欧州連合(EU)は5月18日、ロシア産の化石燃料からの脱却と温暖化ガス排出削減の両立を目標にした「リパワーEU」計画の詳細を発表した。ロシア産エネルギーからの脱却を図ると同時に、『再生可能エネルギー』の普及拡大、省エネの効率化、エネルギー調達先の多様化により、温暖化ガス排出削減を加速することを目指す。今後EU加盟国は、『再生可能エネルギー』の普及を一段と加速させることが期待される。
こうした中、三井住友DSアセットマネジメントは、「EUが脱ロシアで『再生可能エネルギー』の普及を加速」と題したマーケットレポートを公開した。

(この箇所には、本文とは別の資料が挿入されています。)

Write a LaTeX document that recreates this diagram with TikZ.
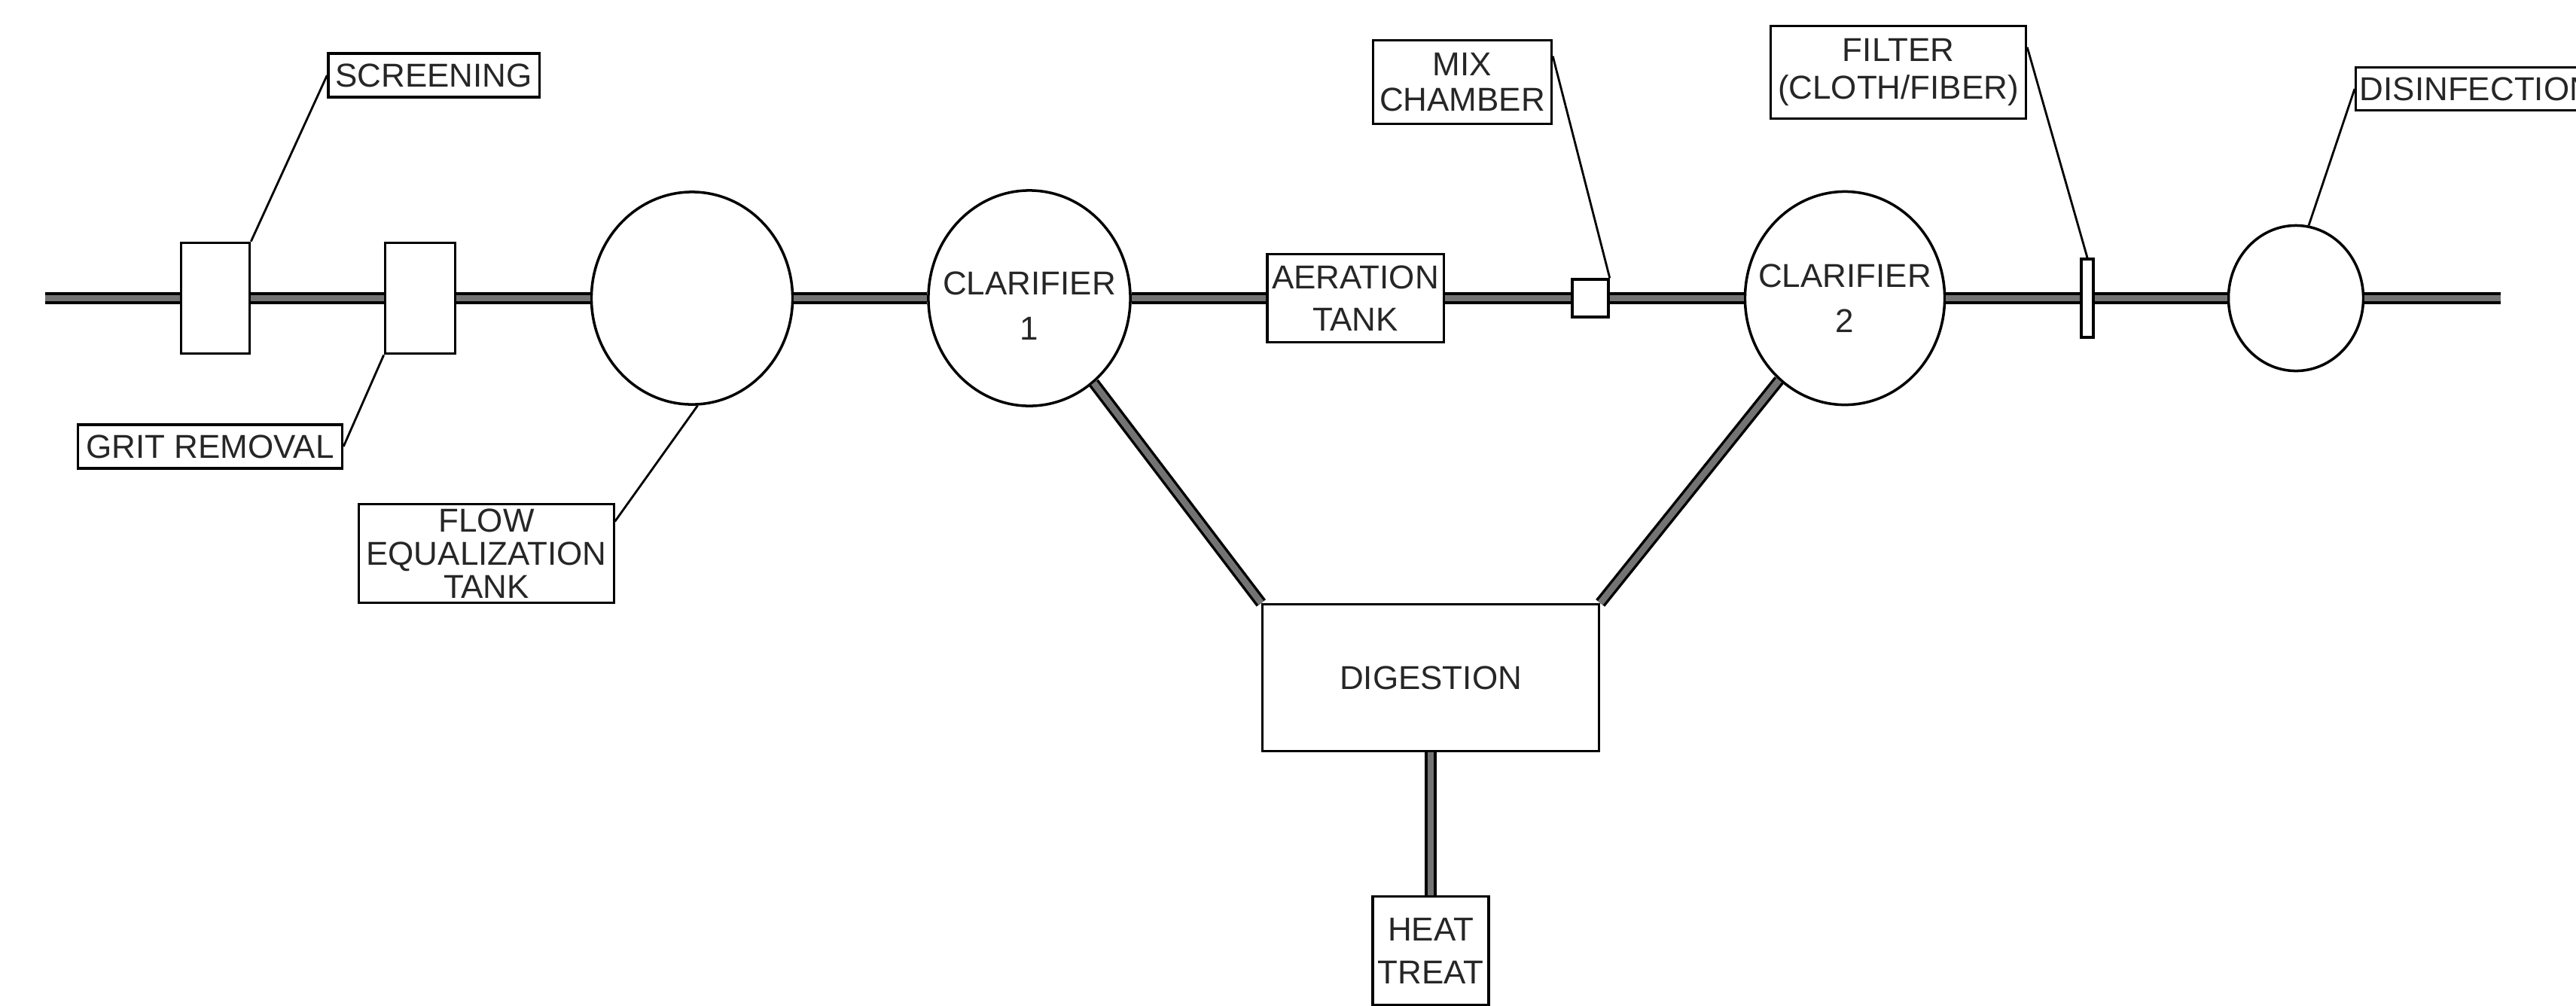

「リパワーEU」計画の実現に向け2,100億ユーロを追加投資
EUの欧州委員会は5月18日、ロシア産エネルギーからの脱却と温暖化ガス排出削減の目標達成に向けた「リパワーEU」計画の詳細を公表した。「リパワーEU」計画は、『再生可能エネルギー』の大規模な普及と、エネルギー効率の改善、石油・ガスの調達先の多様化を提案している。2027年までに2,100億ユーロ(約29兆円)規模の追加投資を行う見通しだ。
注目される『再生可能エネルギー』計画
注目されるのは、『再生可能エネルギー』の大規模普及だ。欧州委員会は昨年、『再生可能エネルギー』比率を30年までに40%に高める目標に引き上げたばかりだが、これを45%に引き上げた。
この達成に向け、新築の商業・公共施設では26年までに、新築の住宅では29年までに太陽光パネル設置を義務付けるほか、風力発電所などの建設承認手続きの大幅な短縮化を行う。さらに、30年の「グリーン水素」の生産目標を1千万トンに引き上げた。

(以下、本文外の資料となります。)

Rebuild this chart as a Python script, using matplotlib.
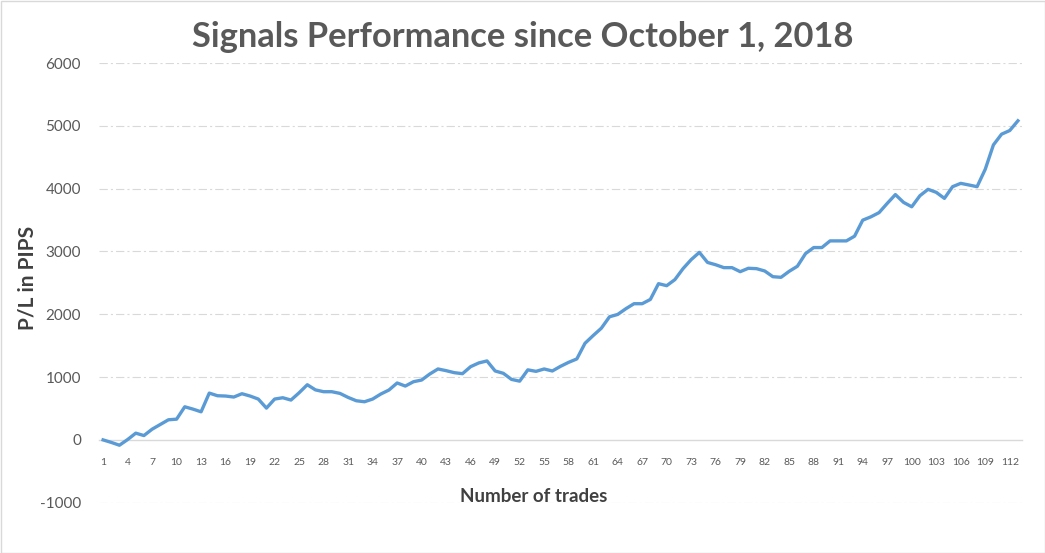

一方、エネルギー消費量の削減に向けた効率化にも取り組む。30年までのエネルギー効率の改善目標は、昨年打ち出した9%から13%に引き上げた。
また、エネルギー調達先の多様化のため、EUが直接交渉や契約をして加盟国が共同で購入する仕組みを設けることも示している。
EUは『再生可能エネルギー』の普及を一段と加速
EUは5月30~31日に臨時首脳会議を開き、ロシア産石油の大半を輸入禁止とする追加制裁案に合意した。加盟国のロシア産石油依存度による立場は異なるものの、陸上パイプライン経由の一部を除いて禁輸とすることで、2022年末までに輸入の9割を止める見通しだ。
また、「リパワーEU」計画に沿って、諸課題に取り組むことを確認した。今後EU加盟国は、温暖化ガス排出削減に向けて、『再生可能エネルギー』の普及を一段と加速させることが期待される。